# Hard Drive config



## VividProfessional (Apr 29, 2009)

Hi All,
Since I now have a decent laptop for my work needs, I am converting my PC into a pure games machine

The spec is
I7-2770
Z77 Sabertooth Motherboard
16GB RAM
Nvidia 660 GTX

My question is around the disk config.
I have 8 ports - 

Port 1 - 6gb
Port 2 - 6gb
Port 3 - 3gb
Port 4 - 3gb
Port 5 - 3gb
Port 6 - 3gb
Port 7 - 6gb
Port 8 - 6gb

The disks I have available - 
1 x 500gb Samsung SSD 840 Evo
2 x 8tb Seagate ST8000NE004
2 X 500gb WD Blue 2.5"
2 x 750gb Toshiba 2.5"

My Plan
2 x 8tb in Raid 0 (2x read 2 x write) 
Windows 10, Steam and other games.

As for the other disks, I don't know. I want to make use of the 500ssd for Flight Simulator, Elite Dangerous Horizons, and F1 2017.

so thus far - 

Port 1 - 8tb
Port 2 - 8tb
Port 7 - 500GB SSD

Please note that I am not concerned about the data on this machine as and save games etc are synced to my NAS drive, and steam is the main games client.

The case has a four-bay 2.5" caddy installed so I might as well make use of that as well. (Akasa Thermal Solution) 

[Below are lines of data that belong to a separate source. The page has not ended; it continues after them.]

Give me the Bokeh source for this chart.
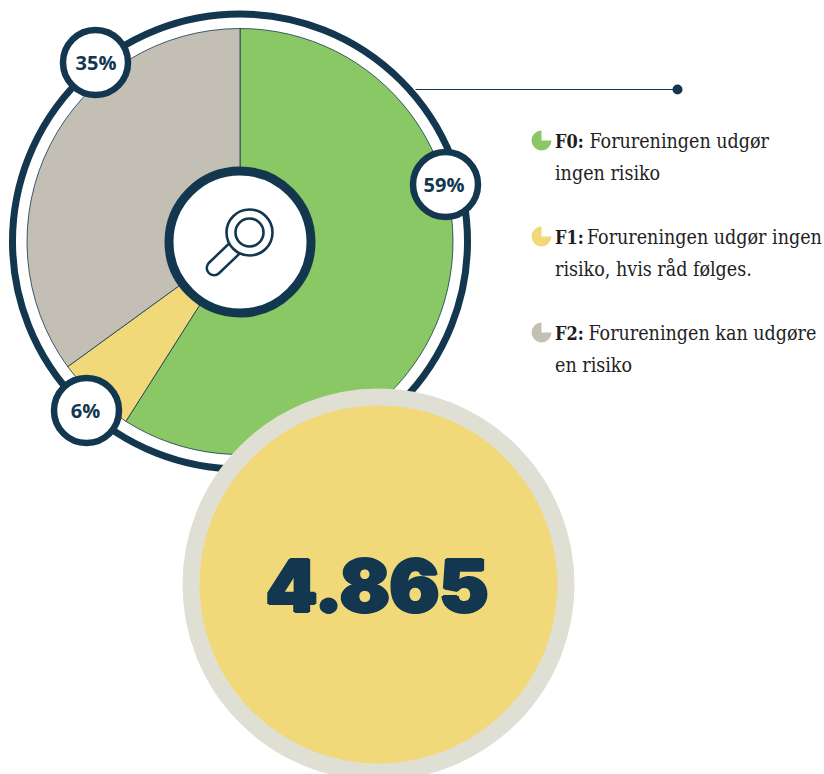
import math
from bokeh.plotting import figure
from bokeh.models import Range1d
from bokeh.core.properties import value
from bokeh.embed import file_html
from bokeh.resources import INLINE

categories = ["F0", "F1", "F2"]
shares = [59, 6, 35]
share_labels = ["59%", "6%", "35%"]
bold_labels = ["F0:", "F1:", "F2:"]
first_lines = ["Forureningen udgør", "Forureningen udgør ingen", "Forureningen kan udgøre"]
second_lines = ["ingen risiko", "risiko, hvis råd følges.", "en risiko"]
total_label = "4.865"

NAVY = "#12374F"
COLORS = ["#8AC765", "#F1D97A", "#C3BFB5"]
W, H = 824, 774

def X(px):
    return px

def Y(py):
    return H - py

p = figure(width=W, height=H, output_backend="svg", toolbar_location=None,
           x_range=Range1d(0, W), y_range=Range1d(0, H), min_border=0,
           outline_line_color=None, background_fill_color="white", border_fill_color="white")
p.axis.visible = False
p.grid.visible = False

CX, CY = 239.5, 241

def ring(px, py, r, fill, line, lw):
    p.circle(x=[X(px)], y=[Y(py)], radius=r, fill_color=fill, line_color=line, line_width=lw)

# pie from the shares, clockwise from 12 o'clock
start = math.pi / 2
total = sum(shares)
for v, c in zip(shares, COLORS):
    end = start - 2 * math.pi * v / total
    p.wedge(x=[X(CX)], y=[Y(CY)], radius=213, start_angle=end, end_angle=start,
            fill_color=c, line_color=NAVY, line_width=0.8)
    start = end

ring(CX, CY, 227.5, None, NAVY, 7)

# leader
p.line([X(415), X(677)], [Y(89), Y(89)], line_color=NAVY, line_width=1.2)
ring(677, 89, 5, NAVY, None, 0)

# centre badge and magnifier
ring(239.5, 241.5, 71, "white", NAVY, 9)
p.line([X(213.5), X(236)], [Y(267.5), Y(246)], line_color=NAVY, line_width=17, line_cap="round")
p.line([X(213.5), X(236)], [Y(267.5), Y(246)], line_color="white", line_width=12, line_cap="round")
ring(249, 232, 23, "white", NAVY, 2.6)
ring(249, 232, 14, "white", NAVY, 2.6)

# share badges
badge_pos = [(445, 184), (86, 410), (95, 62)]
label_dx = [-1.5, -1, 0.5]
for (bx, by), s, dx in zip(badge_pos, share_labels, label_dx):
    ring(bx, by, 32.5, "white", NAVY, 6.5)
    p.text(x=[X(bx + dx)], y=[Y(by - 0.5)], text=[s], text_font=value("Open Sans"), text_font_style="bold",
           text_font_size="20px", text_color=NAVY, text_align="center", text_baseline="middle")

# legend
leg_y = [141, 237, 333]
reg_x = [589, 586.5, 588]
for i, c in enumerate(COLORS):
    ly = leg_y[i]
    p.wedge(x=[X(541)], y=[Y(ly - 1)], radius=10, start_angle=math.pi / 2, end_angle=0,
            fill_color=c, line_color=None)
    p.text(x=[X(554.5)], y=[Y(ly)], text=[bold_labels[i]], text_font=value("DejaVu Serif Condensed"),
           text_font_style="bold", text_font_size="18px", text_color="#1E1E1E",
           text_align="left", text_baseline="middle")
    p.text(x=[X(reg_x[i])], y=[Y(ly)], text=[first_lines[i]], text_font=value("DejaVu Serif Condensed"),
           text_font_size="19.5px", text_color="#222222", text_align="left", text_baseline="middle")
    p.text(x=[X(554.5)], y=[Y(ly + 32)], text=[second_lines[i]], text_font=value("DejaVu Serif Condensed"),
           text_font_size="19.5px", text_color="#222222", text_align="left", text_baseline="middle")

# big total disc
ring(378, 584, 187.5, "#F1D97A", "#E0DFD3", 17)
# the reference numeral is heavier than any installed face: offset copies thicken it
for dx, dy in [(-1.6, 0), (1.6, 0), (0, -1), (0, 1), (0, 0)]:
    p.text(x=[X(376.5 + dx)], y=[Y(585 + dy)], text=[total_label], text_font=value("Inter Black"),
           text_font_style="bold", text_font_size="73.5px", text_color=NAVY,
           text_align="center", text_baseline="middle")

open("out.html", "w").write(file_html(p, INLINE))
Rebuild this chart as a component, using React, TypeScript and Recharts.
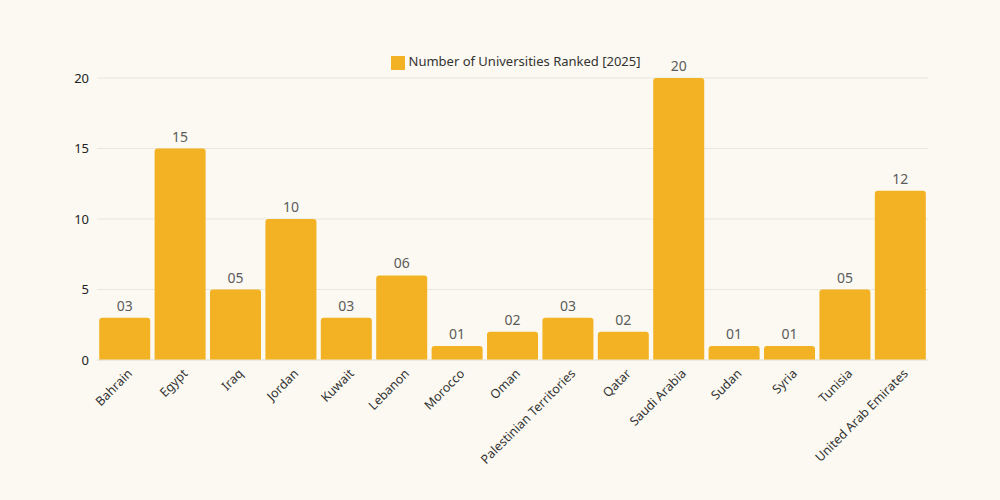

I was thinking of using one of the 500gb disks for backups on the PC (so when I am at a LAN event and the worst happens I have an in case (pardon the pun) backup)

Also, one of the 750gb disks for downloads, keep them off the local pc or 2 x 750gb disk's in a windows raid array for my "documents"

Whats peoples thoughts on this idea?


----------